--- Start ---
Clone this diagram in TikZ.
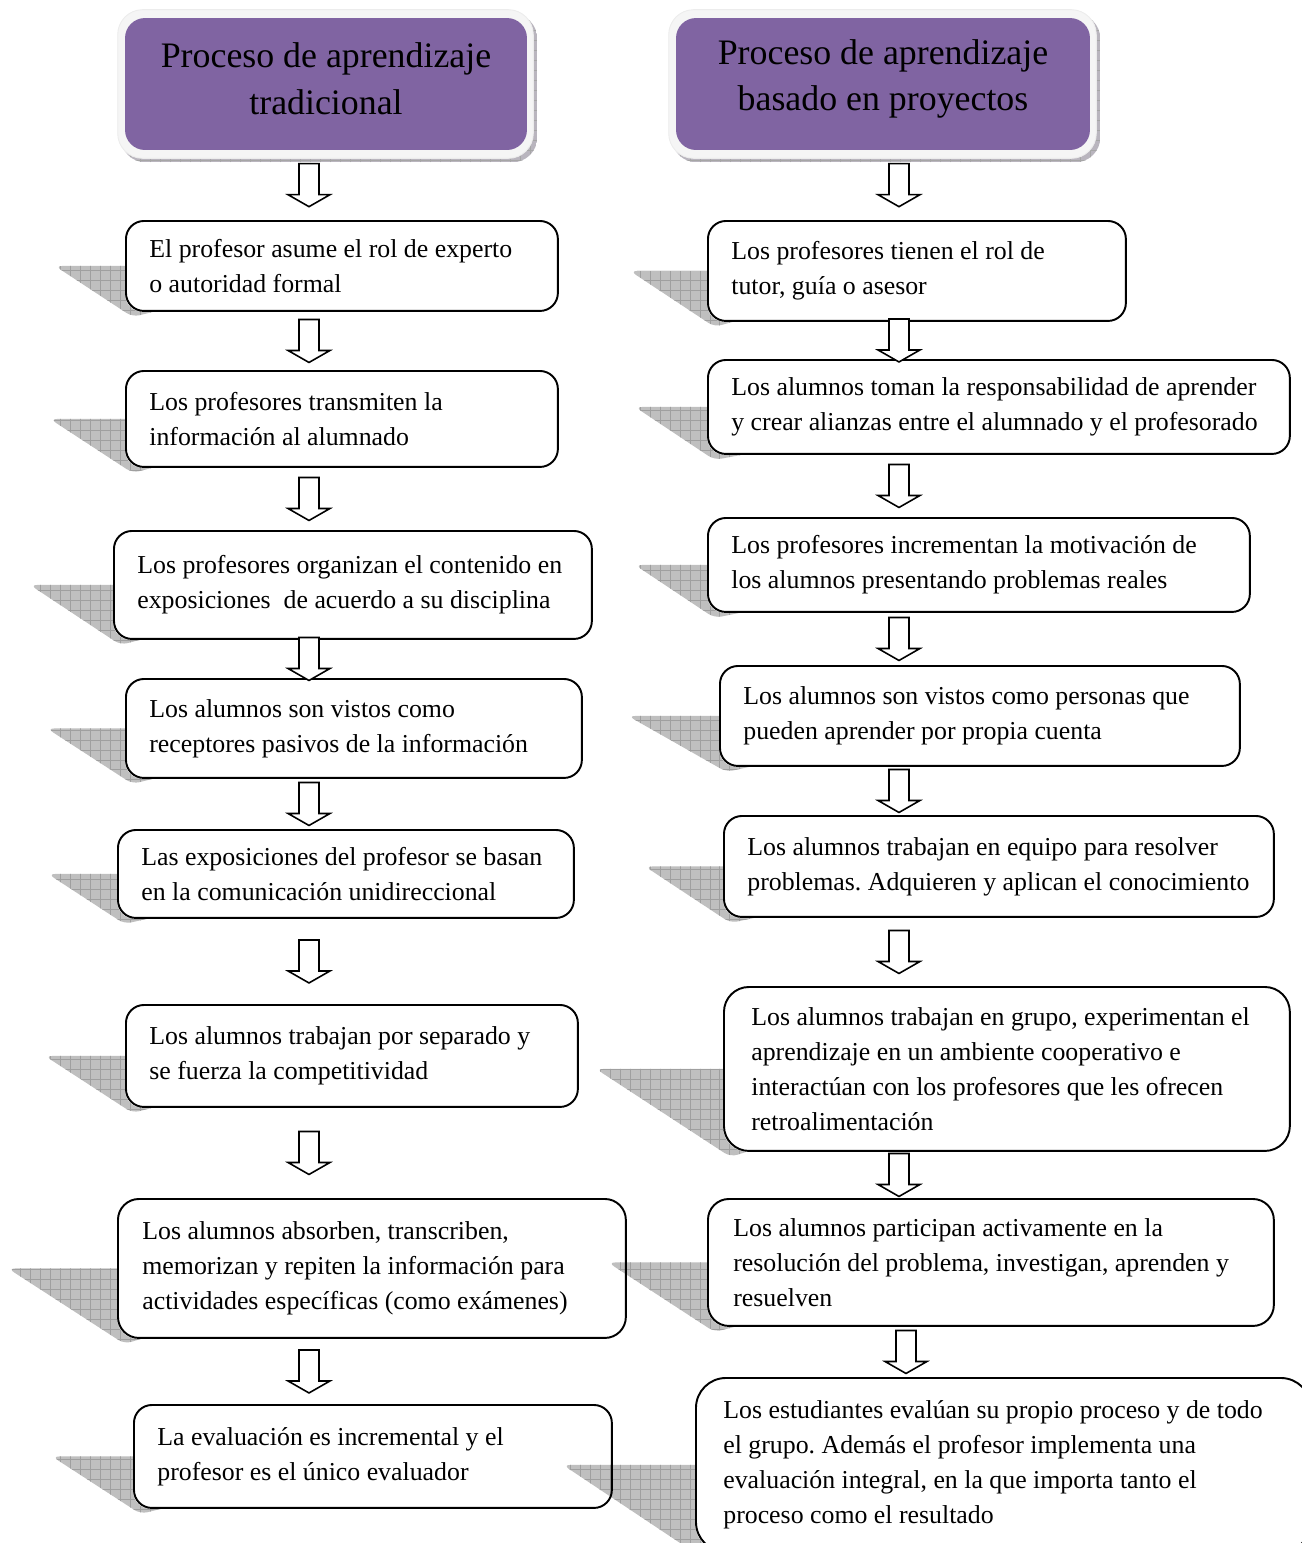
\documentclass[tikz,border=0pt]{standalone}
\usepackage{fontspec}
\setmainfont{Liberation Serif}
\usetikzlibrary{calc,backgrounds}
\pgfdeclarelayer{sombras}
\pgfsetlayers{background,sombras,main}
\definecolor{morado}{HTML}{8064A2}
\colorlet{sombram}{morado!25!gray!55}
\frenchspacing

% sombra en perspectiva detras de una caja (#3 = radio de la caja)
\newcommand{\sombra}[3]{%
  \begin{pgfonlayer}{sombras}
    \begin{scope}
      \clip[rounded corners=0.14cm] ([xshift=-#2]#1.west) -- (#1.center) -- ([xshift=0.15cm,yshift=-0.1cm]#1.south west) -- cycle;
      \fill[gray!50] ([xshift=-#2]#1.north west) rectangle ([yshift=-0.3cm]#1.south);
      \draw[gray!75, line width=0.4pt, step=0.2cm] ([xshift=-#2]#1.north west) grid ([yshift=-0.3cm]#1.south);
    \end{scope}
    \fill[white, rounded corners=#3] (#1.north west) rectangle (#1.south east);
  \end{pgfonlayer}}

% flecha de bloque entre dos cajas
\newcommand{\flecha}[3]{%
  \coordinate (mitad) at ($(#1.south)!.5!(#2.north)$);
  \draw[bloque, shift={(mitad -| #3)}] (-10,-21.5) -- (10,-21.5) -- (10,9.5) -- (21,9.5) -- (0,21.5) -- (-21,9.5) -- (-10,9.5) -- cycle;}

\begin{document}
\begin{tikzpicture}[x=0.02cm, y=-0.02cm,
    caja/.style={draw, line width=1.1pt, rounded corners=0.36cm, anchor=north west, inner sep=0pt},
    texto/.style={anchor=west, align=left, inner sep=0pt, font=\fontsize{14.7}{19.9}\selectfont},
    cabecera/.style={fill=morado, rounded corners=0.4cm, minimum height=2.64cm},
    titulo/.style={align=center, inner sep=0pt, font=\fontsize{20.4}{26.6}\selectfont},
    marco/.style={fill=gray!8, draw=gray!15, line width=0.5pt, rounded corners=0.5cm},
    bloque/.style={draw, fill=white, line width=0.9pt, line join=miter}]
  \useasboundingbox (0,0) rectangle (1302,1543);
  \clip (0,0) rectangle (1302,1543);
  \coordinate (colL) at (309,0);
  \coordinate (colR) at (899,0);
  \coordinate (colR2) at (906,0);

  % cabeceras
  \node[cabecera, minimum width=8.04cm] (hl) at (326,84) {};
  \node[titulo] (thl) at (326,79) {Proceso de aprendizaje\\tradicional};
  \node[cabecera, minimum width=8.28cm] (hr) at (883,84) {};
  \node[titulo] (thr) at (883,79) {Proceso de aprendizaje\\basado en proyectos};
  \begin{scope}[on background layer]
    \foreach \h in {hl,hr} {
      \begin{scope}
        \clip[rounded corners=0.5cm] ([shift={(-4,-4)}]\h.north west) rectangle ([shift={(10,12)}]\h.south east);
        \fill[sombram] ([shift={(-4,-4)}]\h.north west) rectangle ([shift={(10,12)}]\h.south east);
        \draw[gray!70, line width=0.3pt, step=0.2cm] ([shift={(-4,-4)}]\h.north west) grid ([shift={(10,12)}]\h.south east);
      \end{scope}
      \draw[marco] ([shift={(-7,-8)}]\h.north west) rectangle ([shift={(6,8)}]\h.south east);
    }
  \end{scope}

  % columna izquierda
  \node[caja, minimum width=8.64cm, minimum height=1.8cm] (l1) at (125,220) {};
  \node[texto] (tl1) at ([xshift=0.48cm]l1.west) {El profesor asume el rol de experto\\o autoridad formal};
  \node[caja, minimum width=8.64cm, minimum height=1.92cm] (l2) at (125,370) {};
  \node[texto] (tl2) at ([xshift=0.48cm]l2.west) {Los profesores transmiten la\\información al alumnado};
  \node[caja, minimum width=9.56cm, minimum height=2.16cm] (l3) at (113,530) {};
  \node[texto] (tl3) at ([xshift=0.48cm]l3.west) {Los profesores organizan el contenido en\\exposiciones~ de acuerdo a su disciplina};
  \node[caja, minimum width=9.12cm, minimum height=1.98cm] (l4) at (125,678) {};
  \node[texto] (tl4) at ([xshift=0.48cm]l4.west) {Los alumnos son vistos como\\receptores pasivos de la información};
  \node[caja, minimum width=9.12cm, minimum height=1.76cm] (l5) at (117,829) {};
  \node[texto] (tl5) at ([xshift=0.48cm]l5.west) {Las exposiciones del profesor se basan\\en la comunicación unidireccional};
  \node[caja, minimum width=9.04cm, minimum height=2.04cm] (l6) at (125,1004) {};
  \node[texto] (tl6) at ([xshift=0.48cm]l6.west) {Los alumnos trabajan por separado y\\se fuerza la competitividad};
  \node[caja, minimum width=10.16cm, minimum height=2.78cm, rounded corners=0.42cm] (l7) at (117,1198) {};
  \node[texto] (tl7) at ([xshift=0.5cm]l7.west) {Los alumnos absorben, transcriben,\\memorizan y repiten la información para\\actividades específicas (como exámenes)};
  \node[caja, minimum width=9.56cm, minimum height=2.06cm] (l8) at (133,1404) {};
  \node[texto] (tl8) at ([xshift=0.48cm]l8.west) {La evaluación es incremental y el\\profesor es el único evaluador};

  % columna derecha
  \node[caja, minimum width=8.36cm, minimum height=2cm] (r1) at (707,220) {};
  \node[texto] (tr1) at ([xshift=0.48cm]r1.west) {Los profesores tienen el rol de\\tutor, guía o asesor};
  \node[caja, minimum width=11.64cm, minimum height=1.88cm] (r2) at (707,359) {};
  \node[texto] (tr2) at ([xshift=0.48cm]r2.west) {Los alumnos toman la responsabilidad de aprender\\y crear alianzas entre el alumnado y el profesorado};
  \node[caja, minimum width=10.84cm, minimum height=1.88cm] (r3) at (707,517) {};
  \node[texto] (tr3) at ([xshift=0.48cm]r3.west) {Los profesores incrementan la motivación de\\los alumnos presentando problemas reales};
  \node[caja, minimum width=10.4cm, minimum height=2cm] (r4) at (719,665) {};
  \node[texto] (tr4) at ([xshift=0.48cm]r4.west) {Los alumnos son vistos como personas que\\pueden aprender por propia cuenta};
  \node[caja, minimum width=11cm, minimum height=2.02cm] (r5) at (723,815) {};
  \node[texto] (tr5) at ([xshift=0.48cm]r5.west) {Los alumnos trabajan en equipo para resolver\\problemas. Adquieren y aplican el conocimiento};
  \node[caja, minimum width=11.32cm, minimum height=3.28cm, rounded corners=0.5cm] (r6) at (723,986) {};
  \node[texto] (tr6) at ([xshift=0.56cm]r6.west) {Los alumnos trabajan en grupo, experimentan el\\aprendizaje en un ambiente cooperativo e\\interactúan con los profesores que les ofrecen\\retroalimentación};
  \node[caja, minimum width=11.32cm, minimum height=2.54cm, rounded corners=0.42cm] (r7) at (707,1198) {};
  \node[texto] (tr7) at ([xshift=0.52cm]r7.west) {Los alumnos participan activamente en la\\resolución del problema, investigan, aprenden y\\resuelven};
  \node[caja, minimum width=12.3cm, minimum height=3.48cm, rounded corners=0.6cm] (r8) at (695,1377) {};
  \node[texto] (tr8) at ([xshift=0.56cm]r8.west) {Los estudiantes evalúan su propio proceso y de todo\\el grupo. Además el profesor implementa una\\evaluación integral, en la que importa tanto el\\proceso como el resultado};

  % sombras
  \sombra{l1}{1.4cm}{0.36cm}  \sombra{l2}{1.5cm}{0.36cm}  \sombra{l3}{1.66cm}{0.36cm} \sombra{l4}{1.56cm}{0.36cm}
  \sombra{l5}{1.38cm}{0.36cm} \sombra{l6}{1.6cm}{0.36cm}  \sombra{l7}{2.18cm}{0.42cm} \sombra{l8}{1.62cm}{0.36cm}
  \sombra{r1}{1.54cm}{0.36cm} \sombra{r2}{1.44cm}{0.36cm} \sombra{r3}{1.44cm}{0.36cm} \sombra{r4}{1.82cm}{0.36cm}
  \sombra{r5}{1.56cm}{0.36cm} \sombra{r6}{2.54cm}{0.5cm}  \sombra{r7}{1.98cm}{0.42cm} \sombra{r8}{2.64cm}{0.6cm}

  % flechas
  \flecha{hl}{l1}{colL} \flecha{l1}{l2}{colL} \flecha{l2}{l3}{colL} \flecha{l3}{l4}{colL}
  \flecha{l4}{l5}{colL} \flecha{l5}{l6}{colL} \flecha{l6}{l7}{colL} \flecha{l7}{l8}{colL}
  \flecha{hr}{r1}{colR} \flecha{r1}{r2}{colR} \flecha{r2}{r3}{colR} \flecha{r3}{r4}{colR}
  \flecha{r4}{r5}{colR} \flecha{r5}{r6}{colR} \flecha{r6}{r7}{colR} \flecha{r7}{r8}{colR2}
\end{tikzpicture}
\end{document}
--- End ---
_GIVEN REQUEST_: Quote, please, every line of the material above from its start through the line that has "(colR2) at (906,0);", reproducing the words exactly and dropping any images.

_RESULT FOR THIS EXERCISE_:
Clone this diagram in TikZ.
\documentclass[tikz,border=0pt]{standalone}
\usepackage{fontspec}
\setmainfont{Liberation Serif}
\usetikzlibrary{calc,backgrounds}
\pgfdeclarelayer{sombras}
\pgfsetlayers{background,sombras,main}
\definecolor{morado}{HTML}{8064A2}
\colorlet{sombram}{morado!25!gray!55}
\frenchspacing

% sombra en perspectiva detras de una caja (#3 = radio de la caja)
\newcommand{\sombra}[3]{%
  \begin{pgfonlayer}{sombras}
    \begin{scope}
      \clip[rounded corners=0.14cm] ([xshift=-#2]#1.west) -- (#1.center) -- ([xshift=0.15cm,yshift=-0.1cm]#1.south west) -- cycle;
      \fill[gray!50] ([xshift=-#2]#1.north west) rectangle ([yshift=-0.3cm]#1.south);
      \draw[gray!75, line width=0.4pt, step=0.2cm] ([xshift=-#2]#1.north west) grid ([yshift=-0.3cm]#1.south);
    \end{scope}
    \fill[white, rounded corners=#3] (#1.north west) rectangle (#1.south east);
  \end{pgfonlayer}}

% flecha de bloque entre dos cajas
\newcommand{\flecha}[3]{%
  \coordinate (mitad) at ($(#1.south)!.5!(#2.north)$);
  \draw[bloque, shift={(mitad -| #3)}] (-10,-21.5) -- (10,-21.5) -- (10,9.5) -- (21,9.5) -- (0,21.5) -- (-21,9.5) -- (-10,9.5) -- cycle;}

\begin{document}
\begin{tikzpicture}[x=0.02cm, y=-0.02cm,
    caja/.style={draw, line width=1.1pt, rounded corners=0.36cm, anchor=north west, inner sep=0pt},
    texto/.style={anchor=west, align=left, inner sep=0pt, font=\fontsize{14.7}{19.9}\selectfont},
    cabecera/.style={fill=morado, rounded corners=0.4cm, minimum height=2.64cm},
    titulo/.style={align=center, inner sep=0pt, font=\fontsize{20.4}{26.6}\selectfont},
    marco/.style={fill=gray!8, draw=gray!15, line width=0.5pt, rounded corners=0.5cm},
    bloque/.style={draw, fill=white, line width=0.9pt, line join=miter}]
  \useasboundingbox (0,0) rectangle (1302,1543);
  \clip (0,0) rectangle (1302,1543);
  \coordinate (colL) at (309,0);
  \coordinate (colR) at (899,0);
  \coordinate (colR2) at (906,0);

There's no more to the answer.